| Work to be completed |
Extract the lines of the material below, beginning with the first and ending with the line that holds "hatch=hatch, zorder=3)". Skip every picture.

● ● ● ● ●

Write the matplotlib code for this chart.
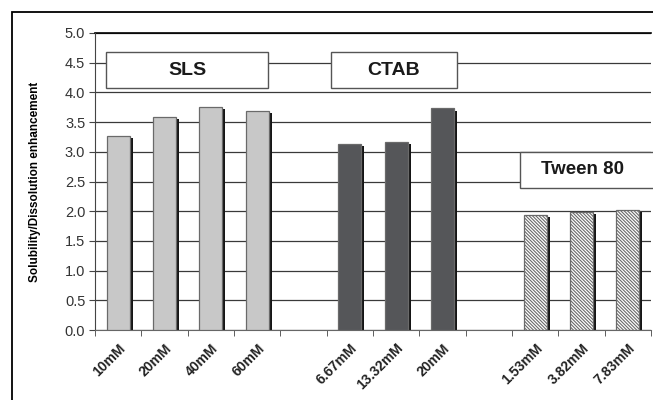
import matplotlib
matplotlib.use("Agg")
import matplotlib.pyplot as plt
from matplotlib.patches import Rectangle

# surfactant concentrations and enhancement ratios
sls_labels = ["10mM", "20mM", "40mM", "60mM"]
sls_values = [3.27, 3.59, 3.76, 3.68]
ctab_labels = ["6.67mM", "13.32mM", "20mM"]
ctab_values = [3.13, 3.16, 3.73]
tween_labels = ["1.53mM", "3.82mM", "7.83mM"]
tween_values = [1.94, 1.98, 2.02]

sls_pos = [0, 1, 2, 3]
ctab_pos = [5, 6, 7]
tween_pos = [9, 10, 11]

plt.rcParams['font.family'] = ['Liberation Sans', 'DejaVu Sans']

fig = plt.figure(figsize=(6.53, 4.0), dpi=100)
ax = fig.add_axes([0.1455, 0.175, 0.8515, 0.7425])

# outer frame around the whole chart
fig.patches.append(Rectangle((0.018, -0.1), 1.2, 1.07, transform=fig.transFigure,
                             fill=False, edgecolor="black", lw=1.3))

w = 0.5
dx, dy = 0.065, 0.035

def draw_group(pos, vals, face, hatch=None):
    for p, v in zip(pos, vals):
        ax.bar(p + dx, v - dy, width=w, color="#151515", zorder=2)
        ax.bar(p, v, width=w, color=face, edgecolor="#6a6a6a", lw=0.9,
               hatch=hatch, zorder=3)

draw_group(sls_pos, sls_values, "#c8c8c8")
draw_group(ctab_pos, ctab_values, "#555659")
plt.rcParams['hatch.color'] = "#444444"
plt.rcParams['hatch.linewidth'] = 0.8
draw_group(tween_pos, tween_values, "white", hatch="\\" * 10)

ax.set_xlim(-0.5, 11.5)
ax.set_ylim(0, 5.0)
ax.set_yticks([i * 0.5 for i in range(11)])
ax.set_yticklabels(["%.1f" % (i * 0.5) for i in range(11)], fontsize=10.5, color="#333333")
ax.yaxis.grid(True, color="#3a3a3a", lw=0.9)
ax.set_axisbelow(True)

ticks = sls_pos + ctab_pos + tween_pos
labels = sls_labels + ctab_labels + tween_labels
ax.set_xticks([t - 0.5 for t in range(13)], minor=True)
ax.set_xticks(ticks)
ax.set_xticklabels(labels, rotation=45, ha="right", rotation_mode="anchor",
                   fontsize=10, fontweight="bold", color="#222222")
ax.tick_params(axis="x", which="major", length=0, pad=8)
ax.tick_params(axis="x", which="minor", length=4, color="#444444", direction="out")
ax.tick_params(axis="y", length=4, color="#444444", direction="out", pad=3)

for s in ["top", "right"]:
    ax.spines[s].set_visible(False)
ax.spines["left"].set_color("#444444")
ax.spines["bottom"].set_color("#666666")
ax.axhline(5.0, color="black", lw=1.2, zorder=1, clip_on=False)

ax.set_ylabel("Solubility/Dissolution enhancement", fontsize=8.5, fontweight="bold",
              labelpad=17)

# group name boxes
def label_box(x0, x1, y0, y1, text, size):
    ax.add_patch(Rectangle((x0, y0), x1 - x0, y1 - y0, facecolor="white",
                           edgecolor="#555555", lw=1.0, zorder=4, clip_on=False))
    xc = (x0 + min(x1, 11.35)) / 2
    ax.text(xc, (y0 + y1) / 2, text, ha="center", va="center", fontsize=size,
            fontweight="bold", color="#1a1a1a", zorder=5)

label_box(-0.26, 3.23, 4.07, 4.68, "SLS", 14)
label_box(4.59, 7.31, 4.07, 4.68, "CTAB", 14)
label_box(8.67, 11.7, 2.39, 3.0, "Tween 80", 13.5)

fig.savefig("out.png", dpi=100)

● ● ● ● ●

| Answer to this exercise |
Write the matplotlib code for this chart.
import matplotlib
matplotlib.use("Agg")
import matplotlib.pyplot as plt
from matplotlib.patches import Rectangle

# surfactant concentrations and enhancement ratios
sls_labels = ["10mM", "20mM", "40mM", "60mM"]
sls_values = [3.27, 3.59, 3.76, 3.68]
ctab_labels = ["6.67mM", "13.32mM", "20mM"]
ctab_values = [3.13, 3.16, 3.73]
tween_labels = ["1.53mM", "3.82mM", "7.83mM"]
tween_values = [1.94, 1.98, 2.02]

sls_pos = [0, 1, 2, 3]
ctab_pos = [5, 6, 7]
tween_pos = [9, 10, 11]

plt.rcParams['font.family'] = ['Liberation Sans', 'DejaVu Sans']

fig = plt.figure(figsize=(6.53, 4.0), dpi=100)
ax = fig.add_axes([0.1455, 0.175, 0.8515, 0.7425])

# outer frame around the whole chart
fig.patches.append(Rectangle((0.018, -0.1), 1.2, 1.07, transform=fig.transFigure,
                             fill=False, edgecolor="black", lw=1.3))

w = 0.5
dx, dy = 0.065, 0.035

def draw_group(pos, vals, face, hatch=None):
    for p, v in zip(pos, vals):
        ax.bar(p + dx, v - dy, width=w, color="#151515", zorder=2)
        ax.bar(p, v, width=w, color=face, edgecolor="#6a6a6a", lw=0.9,
               hatch=hatch, zorder=3)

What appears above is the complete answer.